Infinite-data and streaming prediction: Bayesian sketching and "prequential" methods extend BPI to data streams, maintaining one-pass summaries for robust future prediction, with guarantees under proper scoring rules (Clarke et al., 2023).

5. Specialized Applications and Empirical Performance

Prediction-Powered Inference (PPI)

When combining small, high-quality human-labeled samples with large, biased but informative "autorater" datasets, BPI enables sharp confidence intervals and substantial sample-efficiency gains. Bayesian conjugate models for difference- and chain-rule estimates are used, yielding credible intervals 15–30% shorter than classical approaches on multilingual summarization and QA evaluation benchmarks (Hofer et al., 2024).

Finite Population and Survey Integration

BPI approaches integrating nonprobability and probability samples use power-prior discounting and Bayesian predictive integration to sharply reduce credible-interval width for finite-population estimands. Discount factors are learned from the data, controlling for selection bias and increasing interval efficiency without sacrificing frequentist coverage (Nandram et al., 2023, Ma et al., 2018).

High-dimensional and Sparse Prediction

Under sparsity constraints, fully Bayesian predictive inference with hierarchical spike-and-slab priors achieves minimax or adaptive minimax risk rates for predictive density estimation—even in settings where classical shrinkage priors like LASSO are suboptimal for prediction (Rockova, 2023). Tuning and prior choice must be adapted to the predictive (not just estimation) target.

Distribution-free Predictive Inference

Nonparametric step-function and finite Pólya-tree mixtures, as in distribution-free Bayesian multivariate prediction, yield exact finite-sample conformal predictive sets with posterior coverage guarantees and robust performance in high dimensions (Yekutieli, 2021).

Decision-theoretic and Corrective Approaches

When inference is approximate or misspecified, BPI supports post-hoc correction for predictive decisions. Decision makers (neural networks or parametric forms) can be trained on the approximate predictive law to optimize empirical loss, regularized to preserve model faithfulness, thus correcting suboptimal decisions without re-deriving the full Bayesian update (Kuśmierczyk et al., 2019).

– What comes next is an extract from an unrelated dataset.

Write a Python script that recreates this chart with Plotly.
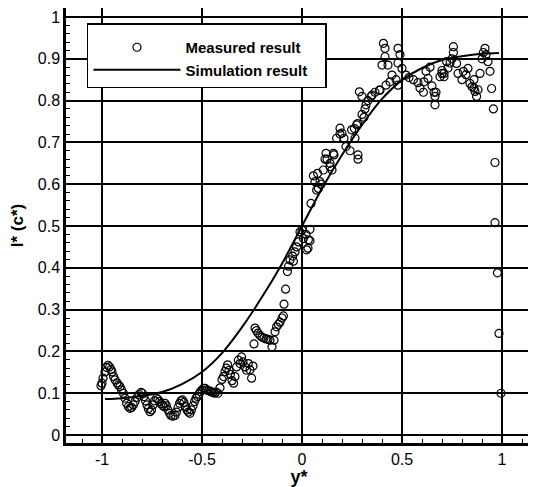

6. Open Problems and Current Research Directions

Active BPI research includes:

Generalizing exchangeability and predictive convergence to structured or network data (Aldous-Hoover theory, graphon processes) (Fortini et al., 2024).
Designing streaming or online BPI algorithms with adaptive calibration and efficient uncertainty quantification (Clarke et al., 2023).
Developing robust BPI methodologies under model misspecification, partial identifiability, or incomplete-data regimes, including theoretical performance guarantees under approximate inference (e.g., variational, ABC, deep implicit posteriors).
Investigating model selection strategies that optimally balance predictive validity with parsimony and interpretability in ultra-high-dimensional and nonparametric contexts (McLatchie et al., 2023).
Extending uncertainty decomposition formulas and scalable summary measures to deep architectures and black-box models (Fortini et al., 4 Feb 2026).

BPI remains central to inference, forecasting, and decision-making, as it unifies the mathematical, computational, and epistemological aspects of learning from data under uncertainty. Continued advances in BPI are pushing the frontier in scalable modeling, robust decision support, and automated model discovery (Fortini et al., 2024, Clarke et al., 2023, Dabrowski et al., 2022).